* _GOAL_:
Output all the material that follows, exactly as given.

* * *

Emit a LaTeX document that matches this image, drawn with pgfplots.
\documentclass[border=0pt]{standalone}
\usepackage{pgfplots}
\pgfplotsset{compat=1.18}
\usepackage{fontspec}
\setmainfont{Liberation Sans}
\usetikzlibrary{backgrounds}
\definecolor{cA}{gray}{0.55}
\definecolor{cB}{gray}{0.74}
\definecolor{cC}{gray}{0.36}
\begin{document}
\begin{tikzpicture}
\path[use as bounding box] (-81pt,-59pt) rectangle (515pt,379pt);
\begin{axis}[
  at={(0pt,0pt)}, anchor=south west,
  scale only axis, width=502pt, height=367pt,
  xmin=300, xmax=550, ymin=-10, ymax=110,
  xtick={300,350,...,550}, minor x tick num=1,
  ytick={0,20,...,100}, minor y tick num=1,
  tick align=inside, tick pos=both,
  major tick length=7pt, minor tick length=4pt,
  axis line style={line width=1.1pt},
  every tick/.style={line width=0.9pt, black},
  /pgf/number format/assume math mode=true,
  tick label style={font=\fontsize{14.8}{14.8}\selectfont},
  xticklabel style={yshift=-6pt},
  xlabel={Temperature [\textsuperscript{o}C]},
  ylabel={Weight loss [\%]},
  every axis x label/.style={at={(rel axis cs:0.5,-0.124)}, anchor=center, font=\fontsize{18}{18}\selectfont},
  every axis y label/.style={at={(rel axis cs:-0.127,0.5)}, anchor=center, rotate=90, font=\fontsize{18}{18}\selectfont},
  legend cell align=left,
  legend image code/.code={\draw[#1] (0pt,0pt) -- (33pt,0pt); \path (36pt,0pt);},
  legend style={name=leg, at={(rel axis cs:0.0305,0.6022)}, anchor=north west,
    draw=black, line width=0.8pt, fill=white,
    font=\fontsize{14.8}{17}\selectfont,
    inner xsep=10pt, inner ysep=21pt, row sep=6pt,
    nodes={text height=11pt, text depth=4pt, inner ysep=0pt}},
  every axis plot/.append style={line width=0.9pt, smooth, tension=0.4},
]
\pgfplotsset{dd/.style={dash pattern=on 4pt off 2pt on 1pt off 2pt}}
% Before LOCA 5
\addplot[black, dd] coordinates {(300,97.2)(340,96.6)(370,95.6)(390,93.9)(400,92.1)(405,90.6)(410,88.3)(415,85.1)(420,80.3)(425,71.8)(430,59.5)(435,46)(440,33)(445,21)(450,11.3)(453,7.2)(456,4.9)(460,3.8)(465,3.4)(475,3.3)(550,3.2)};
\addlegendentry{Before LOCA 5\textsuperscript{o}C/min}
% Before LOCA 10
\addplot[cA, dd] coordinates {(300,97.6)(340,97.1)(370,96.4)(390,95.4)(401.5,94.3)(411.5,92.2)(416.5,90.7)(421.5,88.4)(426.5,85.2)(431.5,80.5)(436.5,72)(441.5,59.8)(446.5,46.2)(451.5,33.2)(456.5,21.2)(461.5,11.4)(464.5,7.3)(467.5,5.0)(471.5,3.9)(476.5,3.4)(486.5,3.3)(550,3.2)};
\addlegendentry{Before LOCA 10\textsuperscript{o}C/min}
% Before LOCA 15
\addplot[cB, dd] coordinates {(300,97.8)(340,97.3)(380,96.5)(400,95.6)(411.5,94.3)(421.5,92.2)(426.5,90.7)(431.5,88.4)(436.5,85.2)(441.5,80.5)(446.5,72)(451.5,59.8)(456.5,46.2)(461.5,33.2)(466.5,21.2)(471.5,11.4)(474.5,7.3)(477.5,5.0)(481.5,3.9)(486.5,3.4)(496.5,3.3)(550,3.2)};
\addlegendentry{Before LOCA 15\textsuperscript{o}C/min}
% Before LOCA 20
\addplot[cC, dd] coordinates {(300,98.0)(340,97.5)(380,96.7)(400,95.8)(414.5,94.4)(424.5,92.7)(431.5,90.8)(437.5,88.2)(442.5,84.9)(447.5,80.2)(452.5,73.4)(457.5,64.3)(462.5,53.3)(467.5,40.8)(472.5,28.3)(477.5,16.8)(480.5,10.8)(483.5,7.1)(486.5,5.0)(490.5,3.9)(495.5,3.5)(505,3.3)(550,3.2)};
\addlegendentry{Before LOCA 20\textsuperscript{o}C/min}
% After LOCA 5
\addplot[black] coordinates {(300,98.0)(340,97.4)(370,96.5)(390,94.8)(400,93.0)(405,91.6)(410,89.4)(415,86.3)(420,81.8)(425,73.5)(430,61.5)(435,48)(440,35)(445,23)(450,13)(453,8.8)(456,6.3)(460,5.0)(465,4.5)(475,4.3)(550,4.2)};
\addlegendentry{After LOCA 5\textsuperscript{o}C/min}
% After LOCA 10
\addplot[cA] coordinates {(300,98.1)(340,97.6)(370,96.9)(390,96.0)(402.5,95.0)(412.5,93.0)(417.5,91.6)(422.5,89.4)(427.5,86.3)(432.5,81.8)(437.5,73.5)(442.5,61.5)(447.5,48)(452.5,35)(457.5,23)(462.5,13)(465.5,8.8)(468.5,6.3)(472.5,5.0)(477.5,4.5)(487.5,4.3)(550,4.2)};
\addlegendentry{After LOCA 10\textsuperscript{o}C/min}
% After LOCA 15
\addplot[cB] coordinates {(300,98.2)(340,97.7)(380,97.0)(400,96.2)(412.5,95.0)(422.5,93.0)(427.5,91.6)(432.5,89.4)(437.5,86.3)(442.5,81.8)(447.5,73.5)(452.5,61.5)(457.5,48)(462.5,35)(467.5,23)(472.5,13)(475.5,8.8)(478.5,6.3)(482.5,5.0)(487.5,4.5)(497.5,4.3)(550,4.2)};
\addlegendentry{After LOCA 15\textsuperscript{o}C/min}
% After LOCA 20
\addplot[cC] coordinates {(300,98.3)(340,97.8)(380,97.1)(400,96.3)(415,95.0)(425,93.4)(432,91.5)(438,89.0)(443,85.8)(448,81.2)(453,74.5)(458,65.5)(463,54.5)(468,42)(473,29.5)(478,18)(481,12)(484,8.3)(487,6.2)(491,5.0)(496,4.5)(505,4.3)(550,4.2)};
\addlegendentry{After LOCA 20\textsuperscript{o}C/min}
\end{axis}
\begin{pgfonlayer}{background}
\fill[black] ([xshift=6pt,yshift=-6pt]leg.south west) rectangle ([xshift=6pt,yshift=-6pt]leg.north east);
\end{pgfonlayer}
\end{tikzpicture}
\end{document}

* * *

* _IN RESPONSE_:
Emit a LaTeX document that matches this image, drawn with pgfplots.
\documentclass[border=0pt]{standalone}
\usepackage{pgfplots}
\pgfplotsset{compat=1.18}
\usepackage{fontspec}
\setmainfont{Liberation Sans}
\usetikzlibrary{backgrounds}
\definecolor{cA}{gray}{0.55}
\definecolor{cB}{gray}{0.74}
\definecolor{cC}{gray}{0.36}
\begin{document}
\begin{tikzpicture}
\path[use as bounding box] (-81pt,-59pt) rectangle (515pt,379pt);
\begin{axis}[
  at={(0pt,0pt)}, anchor=south west,
  scale only axis, width=502pt, height=367pt,
  xmin=300, xmax=550, ymin=-10, ymax=110,
  xtick={300,350,...,550}, minor x tick num=1,
  ytick={0,20,...,100}, minor y tick num=1,
  tick align=inside, tick pos=both,
  major tick length=7pt, minor tick length=4pt,
  axis line style={line width=1.1pt},
  every tick/.style={line width=0.9pt, black},
  /pgf/number format/assume math mode=true,
  tick label style={font=\fontsize{14.8}{14.8}\selectfont},
  xticklabel style={yshift=-6pt},
  xlabel={Temperature [\textsuperscript{o}C]},
  ylabel={Weight loss [\%]},
  every axis x label/.style={at={(rel axis cs:0.5,-0.124)}, anchor=center, font=\fontsize{18}{18}\selectfont},
  every axis y label/.style={at={(rel axis cs:-0.127,0.5)}, anchor=center, rotate=90, font=\fontsize{18}{18}\selectfont},
  legend cell align=left,
  legend image code/.code={\draw[#1] (0pt,0pt) -- (33pt,0pt); \path (36pt,0pt);},
  legend style={name=leg, at={(rel axis cs:0.0305,0.6022)}, anchor=north west,
    draw=black, line width=0.8pt, fill=white,
    font=\fontsize{14.8}{17}\selectfont,
    inner xsep=10pt, inner ysep=21pt, row sep=6pt,
    nodes={text height=11pt, text depth=4pt, inner ysep=0pt}},
  every axis plot/.append style={line width=0.9pt, smooth, tension=0.4},
]
\pgfplotsset{dd/.style={dash pattern=on 4pt off 2pt on 1pt off 2pt}}
% Before LOCA 5
\addplot[black, dd] coordinates {(300,97.2)(340,96.6)(370,95.6)(390,93.9)(400,92.1)(405,90.6)(410,88.3)(415,85.1)(420,80.3)(425,71.8)(430,59.5)(435,46)(440,33)(445,21)(450,11.3)(453,7.2)(456,4.9)(460,3.8)(465,3.4)(475,3.3)(550,3.2)};
\addlegendentry{Before LOCA 5\textsuperscript{o}C/min}
% Before LOCA 10
\addplot[cA, dd] coordinates {(300,97.6)(340,97.1)(370,96.4)(390,95.4)(401.5,94.3)(411.5,92.2)(416.5,90.7)(421.5,88.4)(426.5,85.2)(431.5,80.5)(436.5,72)(441.5,59.8)(446.5,46.2)(451.5,33.2)(456.5,21.2)(461.5,11.4)(464.5,7.3)(467.5,5.0)(471.5,3.9)(476.5,3.4)(486.5,3.3)(550,3.2)};
\addlegendentry{Before LOCA 10\textsuperscript{o}C/min}
% Before LOCA 15
\addplot[cB, dd] coordinates {(300,97.8)(340,97.3)(380,96.5)(400,95.6)(411.5,94.3)(421.5,92.2)(426.5,90.7)(431.5,88.4)(436.5,85.2)(441.5,80.5)(446.5,72)(451.5,59.8)(456.5,46.2)(461.5,33.2)(466.5,21.2)(471.5,11.4)(474.5,7.3)(477.5,5.0)(481.5,3.9)(486.5,3.4)(496.5,3.3)(550,3.2)};
\addlegendentry{Before LOCA 15\textsuperscript{o}C/min}
% Before LOCA 20
\addplot[cC, dd] coordinates {(300,98.0)(340,97.5)(380,96.7)(400,95.8)(414.5,94.4)(424.5,92.7)(431.5,90.8)(437.5,88.2)(442.5,84.9)(447.5,80.2)(452.5,73.4)(457.5,64.3)(462.5,53.3)(467.5,40.8)(472.5,28.3)(477.5,16.8)(480.5,10.8)(483.5,7.1)(486.5,5.0)(490.5,3.9)(495.5,3.5)(505,3.3)(550,3.2)};
\addlegendentry{Before LOCA 20\textsuperscript{o}C/min}
% After LOCA 5
\addplot[black] coordinates {(300,98.0)(340,97.4)(370,96.5)(390,94.8)(400,93.0)(405,91.6)(410,89.4)(415,86.3)(420,81.8)(425,73.5)(430,61.5)(435,48)(440,35)(445,23)(450,13)(453,8.8)(456,6.3)(460,5.0)(465,4.5)(475,4.3)(550,4.2)};
\addlegendentry{After LOCA 5\textsuperscript{o}C/min}
% After LOCA 10
\addplot[cA] coordinates {(300,98.1)(340,97.6)(370,96.9)(390,96.0)(402.5,95.0)(412.5,93.0)(417.5,91.6)(422.5,89.4)(427.5,86.3)(432.5,81.8)(437.5,73.5)(442.5,61.5)(447.5,48)(452.5,35)(457.5,23)(462.5,13)(465.5,8.8)(468.5,6.3)(472.5,5.0)(477.5,4.5)(487.5,4.3)(550,4.2)};
\addlegendentry{After LOCA 10\textsuperscript{o}C/min}
% After LOCA 15
\addplot[cB] coordinates {(300,98.2)(340,97.7)(380,97.0)(400,96.2)(412.5,95.0)(422.5,93.0)(427.5,91.6)(432.5,89.4)(437.5,86.3)(442.5,81.8)(447.5,73.5)(452.5,61.5)(457.5,48)(462.5,35)(467.5,23)(472.5,13)(475.5,8.8)(478.5,6.3)(482.5,5.0)(487.5,4.5)(497.5,4.3)(550,4.2)};
\addlegendentry{After LOCA 15\textsuperscript{o}C/min}
% After LOCA 20
\addplot[cC] coordinates {(300,98.3)(340,97.8)(380,97.1)(400,96.3)(415,95.0)(425,93.4)(432,91.5)(438,89.0)(443,85.8)(448,81.2)(453,74.5)(458,65.5)(463,54.5)(468,42)(473,29.5)(478,18)(481,12)(484,8.3)(487,6.2)(491,5.0)(496,4.5)(505,4.3)(550,4.2)};
\addlegendentry{After LOCA 20\textsuperscript{o}C/min}
\end{axis}
\begin{pgfonlayer}{background}
\fill[black] ([xshift=6pt,yshift=-6pt]leg.south west) rectangle ([xshift=6pt,yshift=-6pt]leg.north east);
\end{pgfonlayer}
\end{tikzpicture}
\end{document}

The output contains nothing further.